Pope's Essay on Man.

It is necessary to premise that Virgil had some leaning to the Pythagorean doctrine of Metempsychosis.

"Know first, that heav'n and earth's compacted frame,
And flowing waters, and the starry flame,
And both the radiant lights, one common soul
Inspires and feeds-and animates the whole.
This active mind, infus'd through all the space,
Unites and mingles with the mighty mass.
Hence men and beasts the breath of life obtain,
And birds of air, and monsters of the main ;
The etherial vigour is in all the same;
And every soul is filled with equal flame-
As much as earthy limbs and gross allay
Of mortal members subject to decay,

Blunt not the beams of heav'n and edge of day.
From this coarse mixture of terrestrial parts,
Desire and fear by turns possess their hearts,

And grief and joy; nor can the groveling mind
In the dark dungeon of the limbs confined,
Assert the native skies, or own its heavenly kind."
Dryden's Virgil.

Justin Martyr gives the following summary of the opinion of Pythagoras: viz. "God is one; he is not as some conjecture, exterior to the world, but in himself entire, pervades the universal sphere, superintends all productions, is the support of all nature, eternal, the source of all power, the first simple principle of all things, the origin of celestial light, the father of all, the mind and animating principle of the universe, the first mover of all the spheres."*

* See Aikin's General Biography-Justin Martyr.

SECT. II.

Perfection of Instinct in its operations.

It seems evidently to be the design of nature, that not only the vegetable kingdom, but the different tribes of the animal, should be subservient to the uses of man; for whom we may legitimately presume they were created, because we see no other animal superior to ourselves. We find therefore that the preservation and perpetuation of the several species have been guarded and secured by an Intelligence more vigilant and active, and more perfect than the most enlightened human reason. And this Intelligence, operating in the brutes from the highest to the lowest, for these special purposes, we have been accustomed to designate by the term of Instinct. But from every thing we can discern, it does not appear, that brutes themselves in accomplishing those purposes for which they were obviously designed, have any rational notions of the end of their own works. It simply appears, that by the direction of this powerful principle, in obedience to certain modes of structure and bodily sensations prompting them to act, they pursue, blindly and without foresight, those ends or operations, on which, as far as they are individually concerned, the integrity of the whole scheme of nature and its

durability depend. It is obvious, that to harmonize and order aright so many thousand created things; varying infinitely in structure, in habits, and propensities; interfering too continually in their several objects and mutual wants; supporting and destroying one another; nothing short of the most comprehensive and exalted Intelligence would be required. We have, therefore, the evidence of wisdom in each, as well as in the whole;-in the individual fibre and the entire animal ;-in each animal separately, and in its relations to every thing around it,—to the complete circle of animated beings.

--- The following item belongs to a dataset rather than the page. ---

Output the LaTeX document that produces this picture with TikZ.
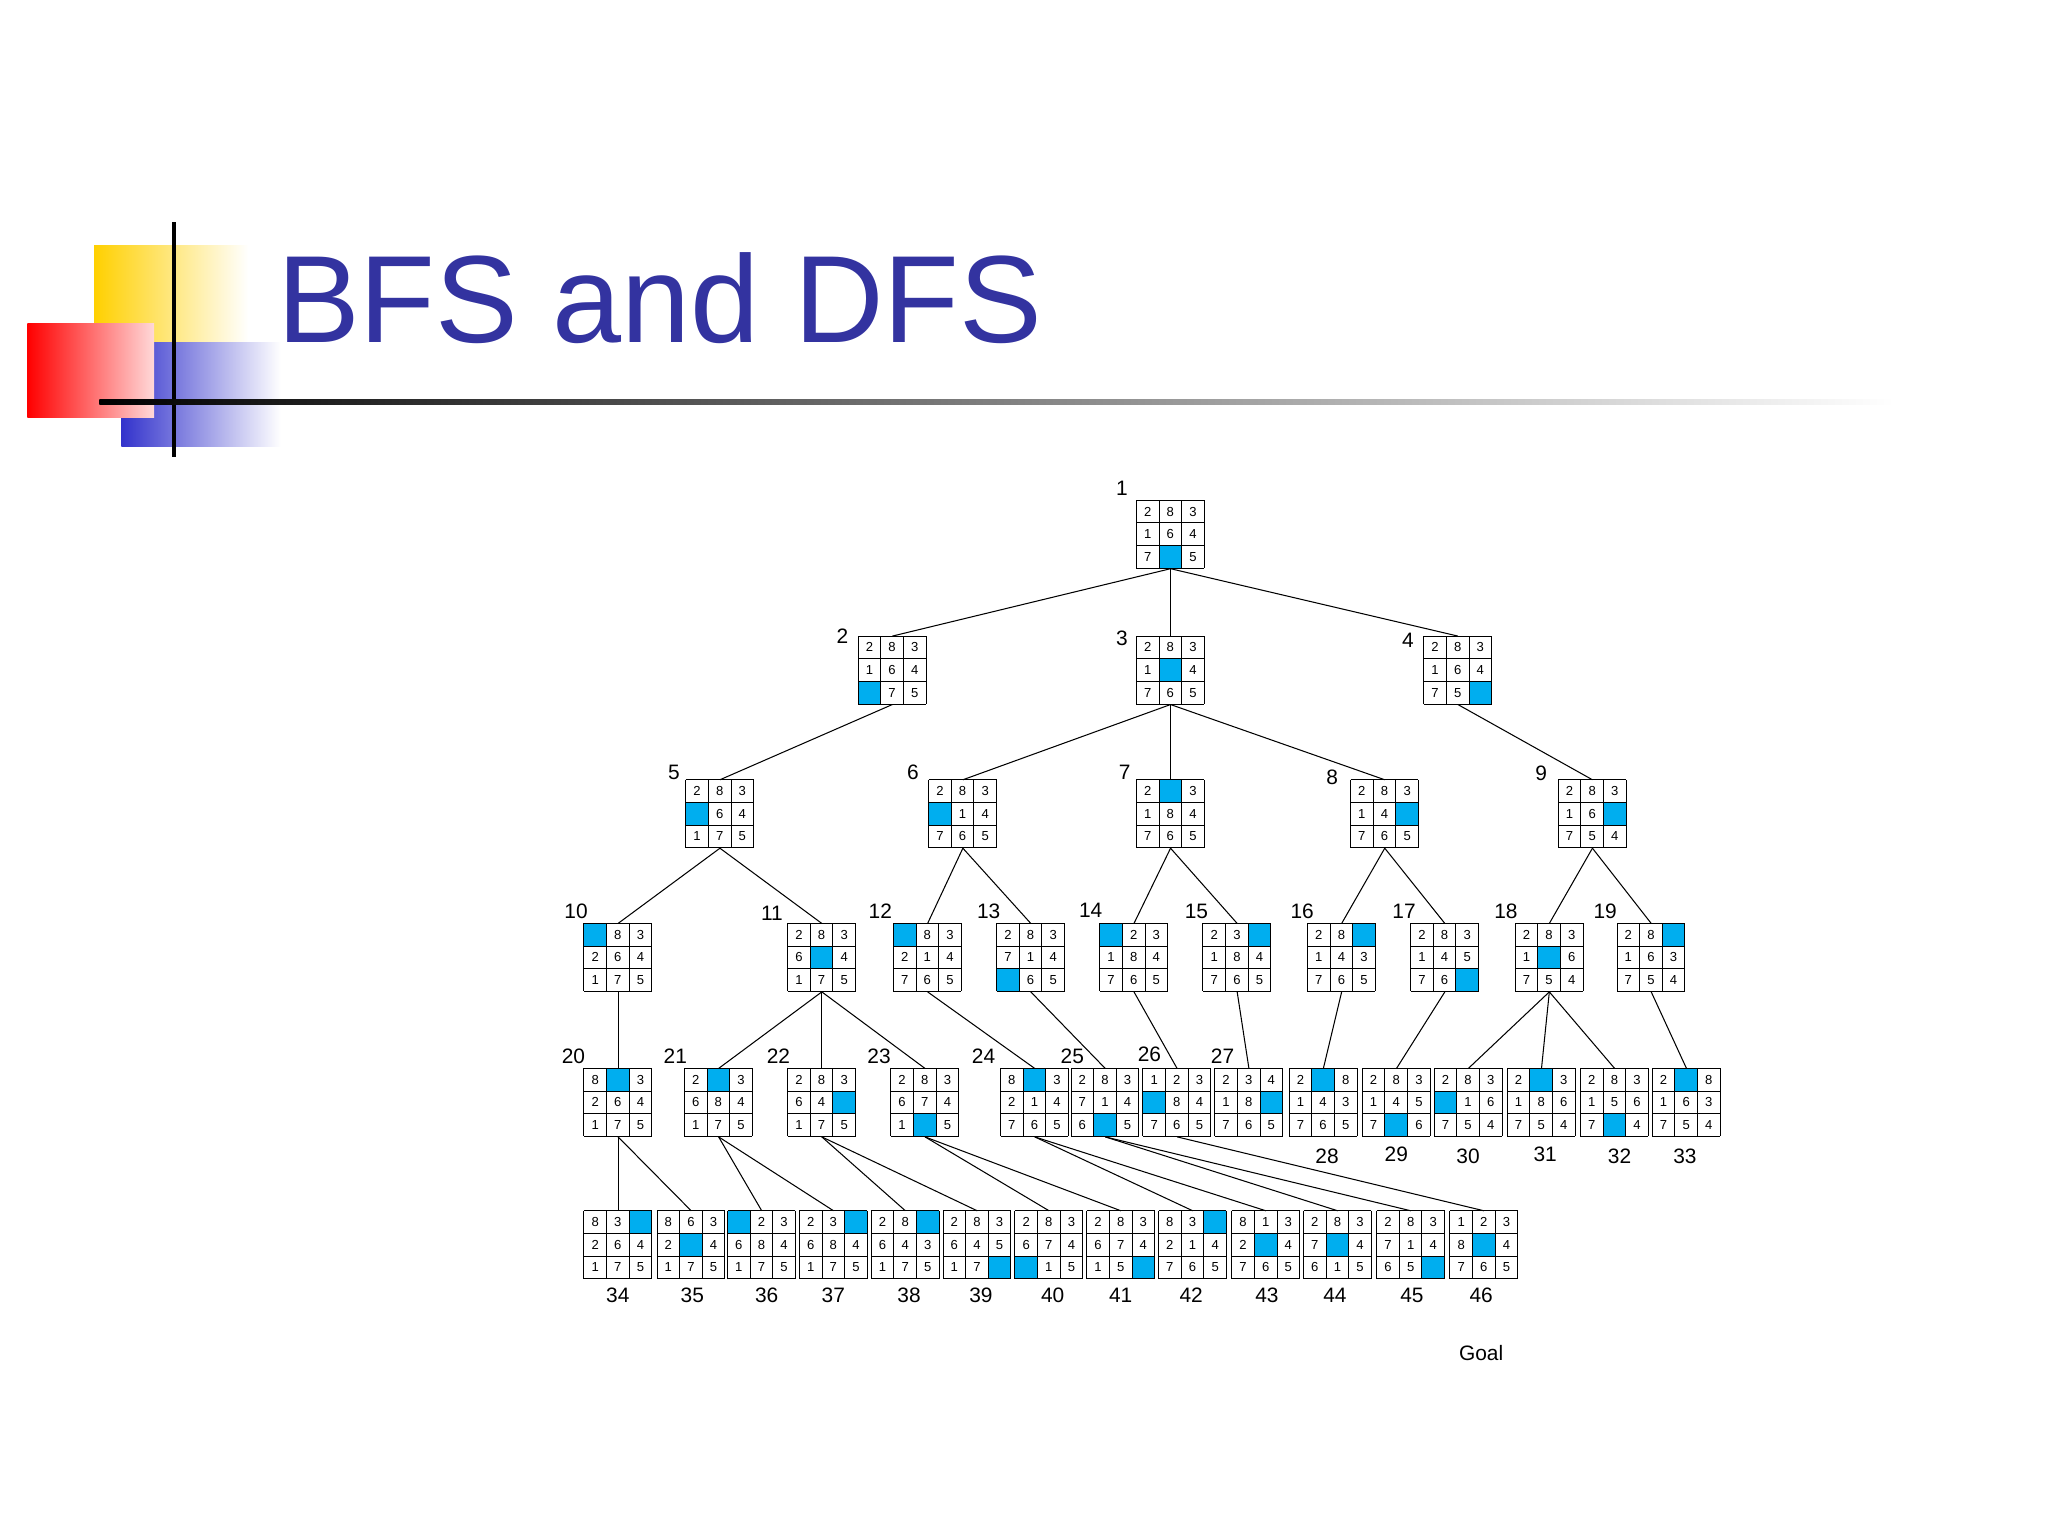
\documentclass[tikz,border=0pt]{standalone}
\usepackage{fontspec}
\setmainfont{Liberation Sans}
\definecolor{tileblue}{RGB}{0,174,239}
\definecolor{titleblue}{RGB}{51,51,160}
\definecolor{sqyellow}{RGB}{255,208,0}
\definecolor{sqblue}{RGB}{51,51,204}
\newcommand\bd[4]{%
 \node[minimum width=52pt,minimum height=52pt,inner sep=0pt,anchor=north west] (#1) at (#2,#3) {};
 \foreach \v [count=\i from 0] in {#4}{%
   \pgfmathtruncatemacro\cc{mod(\i,3)}\pgfmathtruncatemacro\rr{int(\i/3)}%
   \ifnum\v=0 \fill[tileblue] (#2+\cc*17.33,#3+\rr*17.33) rectangle ++(17.33,17.33);%
   \else \node[dig] at (#2+\cc*17.33+8.67,#3+\rr*17.33+8.67) {\v};\fi
 }
 \foreach \k in {0,1,2,3}{\draw[line width=0.7pt] (#2+\k*17.33,#3) -- ++(0,52); \draw[line width=0.7pt] (#2,#3+\k*17.33) -- ++(52,0);}
}
\begin{document}
\begin{tikzpicture}[x=1pt,y=-1pt,
  edge/.style={line width=0.8pt},
  lab/.style={font=\fontsize{16}{16}\selectfont,inner sep=0pt},
  dig/.style={font=\fontsize{10}{10}\selectfont,inner sep=0pt}]
\useasboundingbox (0,0) rectangle (1568,1176);
\fill[white] (0,0) rectangle (1568,1176);
% decoration
\shade[left color=sqyellow,right color=white] (72,188) rectangle (190,305);
\shade[left color=sqblue,right color=white] (93,262) rectangle (215,342);
\shade[left color=red,right color=red!15] (21,248) rectangle (118,320);
\draw[line width=3pt] (133,170) -- (133,350);
\shade[left color=black,middle color=gray,right color=white] (76,306) rectangle (1450,310);
\node[anchor=base west,text=titleblue,font=\fontsize{95}{100}\selectfont,inner sep=0pt] (title) at (212,262) {BFS and DFS};
% boards
\bd{n1}{870}{383}{2,8,3,1,6,4,7,0,5}
\bd{n2}{657}{487}{2,8,3,1,6,4,0,7,5}
\bd{n3}{870}{487}{2,8,3,1,0,4,7,6,5}
\bd{n4}{1090}{487}{2,8,3,1,6,4,7,5,0}
\bd{n5}{525}{597}{2,8,3,0,6,4,1,7,5}
\bd{n6}{711}{597}{2,8,3,0,1,4,7,6,5}
\bd{n7}{870}{597}{2,0,3,1,8,4,7,6,5}
\bd{n8}{1034}{597}{2,8,3,1,4,0,7,6,5}
\bd{n9}{1193}{597}{2,8,3,1,6,0,7,5,4}
\bd{n10}{447}{707}{0,8,3,2,6,4,1,7,5}
\bd{n11}{603}{707}{2,8,3,6,0,4,1,7,5}
\bd{n12}{684}{707}{0,8,3,2,1,4,7,6,5}
\bd{n13}{763}{707}{2,8,3,7,1,4,0,6,5}
\bd{n14}{842}{707}{0,2,3,1,8,4,7,6,5}
\bd{n15}{921}{707}{2,3,0,1,8,4,7,6,5}
\bd{n16}{1001}{707}{2,8,0,1,4,3,7,6,5}
\bd{n17}{1080}{707}{2,8,3,1,4,5,7,6,0}
\bd{n18}{1160}{707}{2,8,3,1,0,6,7,5,4}
\bd{n19}{1238}{707}{2,8,0,1,6,3,7,5,4}
\bd{n20}{447}{818}{8,0,3,2,6,4,1,7,5}
\bd{n21}{524}{818}{2,0,3,6,8,4,1,7,5}
\bd{n22}{603}{818}{2,8,3,6,4,0,1,7,5}
\bd{n23}{682}{818}{2,8,3,6,7,4,1,0,5}
\bd{n24}{766}{818}{8,0,3,2,1,4,7,6,5}
\bd{n25}{820}{818}{2,8,3,7,1,4,6,0,5}
\bd{n26}{875}{818}{1,2,3,0,8,4,7,6,5}
\bd{n27}{930}{818}{2,3,4,1,8,0,7,6,5}
\bd{n28}{987}{818}{2,0,8,1,4,3,7,6,5}
\bd{n29}{1043}{818}{2,8,3,1,4,5,7,0,6}
\bd{n30}{1098}{818}{2,8,3,0,1,6,7,5,4}
\bd{n31}{1154}{818}{2,0,3,1,8,6,7,5,4}
\bd{n32}{1210}{818}{2,8,3,1,5,6,7,0,4}
\bd{n33}{1265}{818}{2,0,8,1,6,3,7,5,4}
\bd{n34}{447}{927}{8,3,0,2,6,4,1,7,5}
\bd{n35}{503}{927}{8,6,3,2,0,4,1,7,5}
\bd{n36}{557}{927}{0,2,3,6,8,4,1,7,5}
\bd{n37}{612}{927}{2,3,0,6,8,4,1,7,5}
\bd{n38}{667}{927}{2,8,0,6,4,3,1,7,5}
\bd{n39}{722}{927}{2,8,3,6,4,5,1,7,0}
\bd{n40}{777}{927}{2,8,3,6,7,4,0,1,5}
\bd{n41}{832}{927}{2,8,3,6,7,4,1,5,0}
\bd{n42}{887}{927}{8,3,0,2,1,4,7,6,5}
\bd{n43}{943}{927}{8,1,3,2,0,4,7,6,5}
\bd{n44}{998}{927}{2,8,3,7,0,4,6,1,5}
\bd{n45}{1054}{927}{2,8,3,7,1,4,6,5,0}
\bd{n46}{1110}{927}{1,2,3,8,0,4,7,6,5}
% labels
\foreach \t/\x/\y in {1/859/374,2/645/487,3/859/489,4/1078/490,5/516/591,6/699/591,7/861/591,8/1020/595,9/1180/592,
 10/441/698,11/591/699,12/674/698,13/757/698,14/835/697,15/916/698,16/997/698,17/1075/698,18/1153/698,19/1229/698,
 20/439/809,21/517/809,22/596/809,23/673/809,24/753/809,25/821/809,26/880/807,27/936/809,
 28/1016/885,29/1069/884,30/1124/885,31/1183/884,32/1240/885,33/1290/885,
 34/473/992,35/530/992,36/587/992,37/638/992,38/696/992,39/751/992,40/806/992,41/858/992,42/912/992,43/970/992,44/1022/992,45/1081/992,46/1134/992}
 {\node[lab] (l\t) at (\x,\y) {\t};}
\node[lab] (goal) at (1134,1036) {Goal};
% edges
\foreach \p/\c in {1/2,1/3,1/4,2/5,3/6,3/7,3/8,4/9,5/10,5/11,6/12,6/13,7/14,7/15,8/16,8/17,9/18,9/19,
 10/20,11/21,11/22,11/23,12/24,13/25,14/26,15/27,16/28,17/29,18/30,18/31,18/32,19/33,
 20/34,20/35,21/36,21/37,22/38,22/39,23/40,23/41,24/42,24/43,25/44,25/45,26/46}
 {\draw[edge] (n\p.south) -- (n\c.north);}
\end{tikzpicture}
\end{document}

What I aim, therefore, to impress, is this, that every thing which regards the administration of the physical government of the world, the Deity has reserved to his own keeping: so that whatever is of supreme importance to the general good; whether in the unconscious elements, the vegetating plant, the moving reptile, or the living animal; whether in the highest order of thinking brutes, or even in the physical economy of man himself; is under the immediate controul and superintendence of Divine Wisdom, and not of human Reason.

Where Reason, therefore, would be a feeble and uncertain guide, sometimes ready for service, and sometimes slumbering at its post, Instinct is ever found to be a prompt minister, faithful to its trust.